K-type thermocouples are composed of Nickel-Chromium alloy (positive leg) and Nickel-Silicon alloy (negative leg). Their thermoelectric performance varies significantly with temperature. This article explores the behavior of K-type thermocouples across three typical temperature stages: low, medium, and high temperatures.
🔹 1. Low-Temperature Range (-200°C to 0°C)
1.1 Suppressed Electron Migration
At very low temperatures, atomic thermal motion is significantly reduced, inhibiting the migration of electrons. As a result, the diffusion of electrons from the Nickel-Chromium leg to the Nickel-Silicon leg is weakened, leading to low thermoelectric potential (EMF) and poor sensitivity.
1.2 Increased Electrical Resistance
According to the general behavior of metals, electrical resistance increases as temperature decreases.
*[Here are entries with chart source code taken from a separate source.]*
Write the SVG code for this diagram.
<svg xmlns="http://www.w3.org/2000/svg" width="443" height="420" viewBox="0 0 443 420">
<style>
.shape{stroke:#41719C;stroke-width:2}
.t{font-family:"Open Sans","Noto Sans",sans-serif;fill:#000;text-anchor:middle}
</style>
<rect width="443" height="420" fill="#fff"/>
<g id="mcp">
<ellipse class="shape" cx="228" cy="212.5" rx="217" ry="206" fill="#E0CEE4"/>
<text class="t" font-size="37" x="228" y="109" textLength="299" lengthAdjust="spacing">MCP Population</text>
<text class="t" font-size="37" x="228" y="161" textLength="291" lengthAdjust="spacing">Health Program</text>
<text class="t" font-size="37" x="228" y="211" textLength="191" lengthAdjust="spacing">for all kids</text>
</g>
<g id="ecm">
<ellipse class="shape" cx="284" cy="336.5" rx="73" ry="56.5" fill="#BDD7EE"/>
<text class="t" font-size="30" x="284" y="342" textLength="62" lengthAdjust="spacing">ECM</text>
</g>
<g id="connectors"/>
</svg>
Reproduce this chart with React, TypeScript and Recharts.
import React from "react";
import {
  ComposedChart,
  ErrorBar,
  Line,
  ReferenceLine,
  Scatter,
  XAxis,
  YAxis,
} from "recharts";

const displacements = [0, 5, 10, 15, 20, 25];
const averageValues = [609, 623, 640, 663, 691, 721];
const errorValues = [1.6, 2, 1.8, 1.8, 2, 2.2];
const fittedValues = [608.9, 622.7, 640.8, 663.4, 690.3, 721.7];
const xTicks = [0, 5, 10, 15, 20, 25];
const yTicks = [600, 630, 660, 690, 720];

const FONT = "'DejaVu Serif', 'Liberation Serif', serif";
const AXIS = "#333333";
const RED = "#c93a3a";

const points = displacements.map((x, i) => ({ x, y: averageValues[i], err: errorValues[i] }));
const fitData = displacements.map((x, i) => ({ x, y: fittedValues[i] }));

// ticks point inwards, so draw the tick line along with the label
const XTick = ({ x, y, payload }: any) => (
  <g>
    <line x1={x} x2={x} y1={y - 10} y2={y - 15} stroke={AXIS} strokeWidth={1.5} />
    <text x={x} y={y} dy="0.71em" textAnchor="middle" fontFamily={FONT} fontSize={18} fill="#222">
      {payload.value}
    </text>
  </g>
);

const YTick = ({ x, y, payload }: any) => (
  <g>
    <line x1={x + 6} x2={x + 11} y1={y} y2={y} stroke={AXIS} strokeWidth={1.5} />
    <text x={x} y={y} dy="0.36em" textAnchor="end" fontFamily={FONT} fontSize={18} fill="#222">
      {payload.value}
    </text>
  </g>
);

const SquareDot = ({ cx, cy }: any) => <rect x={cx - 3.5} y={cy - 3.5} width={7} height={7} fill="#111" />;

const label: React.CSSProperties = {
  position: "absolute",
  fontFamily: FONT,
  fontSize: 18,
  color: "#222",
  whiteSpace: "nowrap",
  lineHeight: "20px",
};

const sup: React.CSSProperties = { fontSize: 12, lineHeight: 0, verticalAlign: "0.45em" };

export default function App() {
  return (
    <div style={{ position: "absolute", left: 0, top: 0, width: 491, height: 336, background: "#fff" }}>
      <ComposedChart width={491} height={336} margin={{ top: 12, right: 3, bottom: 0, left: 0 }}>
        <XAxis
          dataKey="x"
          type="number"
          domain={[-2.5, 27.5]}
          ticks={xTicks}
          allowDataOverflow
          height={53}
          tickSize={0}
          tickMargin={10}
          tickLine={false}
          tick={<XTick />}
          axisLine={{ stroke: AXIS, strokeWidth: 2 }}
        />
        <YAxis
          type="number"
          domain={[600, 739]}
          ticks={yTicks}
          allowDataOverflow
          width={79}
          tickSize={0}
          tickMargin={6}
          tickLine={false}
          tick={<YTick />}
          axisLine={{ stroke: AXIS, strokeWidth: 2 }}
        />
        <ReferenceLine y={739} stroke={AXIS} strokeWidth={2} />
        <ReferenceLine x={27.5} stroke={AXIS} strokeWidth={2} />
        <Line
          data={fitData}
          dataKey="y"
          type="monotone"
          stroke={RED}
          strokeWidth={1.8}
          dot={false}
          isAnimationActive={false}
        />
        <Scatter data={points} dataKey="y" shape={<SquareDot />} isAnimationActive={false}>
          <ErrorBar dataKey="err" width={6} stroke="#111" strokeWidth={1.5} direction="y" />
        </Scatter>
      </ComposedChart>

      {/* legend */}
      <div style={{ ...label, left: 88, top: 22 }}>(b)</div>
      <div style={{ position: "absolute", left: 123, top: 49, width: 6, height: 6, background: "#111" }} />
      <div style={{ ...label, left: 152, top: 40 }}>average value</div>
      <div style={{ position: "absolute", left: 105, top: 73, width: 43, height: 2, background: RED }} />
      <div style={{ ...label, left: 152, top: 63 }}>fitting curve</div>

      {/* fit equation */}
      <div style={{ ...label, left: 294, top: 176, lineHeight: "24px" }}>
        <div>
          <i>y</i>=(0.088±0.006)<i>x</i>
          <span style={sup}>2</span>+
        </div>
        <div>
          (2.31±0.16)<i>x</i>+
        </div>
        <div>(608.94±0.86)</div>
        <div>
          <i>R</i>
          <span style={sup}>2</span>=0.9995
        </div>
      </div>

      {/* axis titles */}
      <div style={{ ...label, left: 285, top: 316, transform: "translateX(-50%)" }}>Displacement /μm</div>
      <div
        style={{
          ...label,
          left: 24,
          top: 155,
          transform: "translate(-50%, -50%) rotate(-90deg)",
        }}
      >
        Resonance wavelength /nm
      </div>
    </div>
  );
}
Both alloy legs exhibit this effect. The temperature coefficient of resistance (TCR) provides a predictable relationship, allowing indirect temperature estimation through resistance measurement.
1.3 Stable Material Properties
Within this temperature range, the crystal structures of both alloys remain stable, ensuring reliable operation. External interference is minimal, which supports consistent measurement performance in cryogenic conditions.
🔹 2. Medium-Temperature Range (0°C to 1100°C)
2.1 Good Linearity and Sensitivity
As temperature increases, electron activity intensifies, enhancing the electron diffusion between the two alloys. This results in a well-defined linear relationship between temperature and thermoelectric voltage, providing high sensitivity and accuracy for industrial applications.
2.2 Linearly Increasing Resistance
Higher temperatures increase atomic vibration, which causes more frequent electron scattering and leads to linearly increasing resistance. This behavior facilitates precise conversion of temperature changes into measurable electrical signals.
2.3 Excellent Material Stability
The oxidation resistance of the Nickel-Chromium alloy and the thermal stability of the Nickel-Silicon alloy ensure that the thermocouple remains stable during long-term operation, offering reliable and repeatable temperature readings.
🔹 3. High-Temperature Range (1100°C to 1300°C)
3.1 Complex EMF Behavior
At elevated temperatures, accelerated oxidation of chromium in the Nickel-Chromium leg leads to the formation of an oxide layer on the surface. This layer interferes with electron transport, causing nonlinear and unstable thermoelectric signals, which may degrade measurement accuracy.
3.2 Abnormal Resistance Behavior
High temperatures can induce microstructural changes such as grain growth and lattice distortion. These changes disrupt the normal resistance-temperature relationship, making resistance-based temperature estimation less reliable.
3.3 Material Degradation
Thermal expansion increases significantly at this stage. If the two alloy legs have mismatched thermal expansion coefficients, internal stress may develop, leading to deformation or damage of the thermocouple. This affects both service life and measurement accuracy.
🔧 Engineering Recommendations
For temperatures below -100°C, consider using T-type thermocouples, which are more suitable for low-temperature measurement.
When operating above 1100°C, apply protective sheaths or consider N-type thermocouples, which offer better high-temperature oxidation resistance.
Regular calibration is essential to detect performance drift caused by oxidation or material aging.
Avoid prolonged exposure to the upper temperature limit to extend the lifespan and accuracy of the sensor.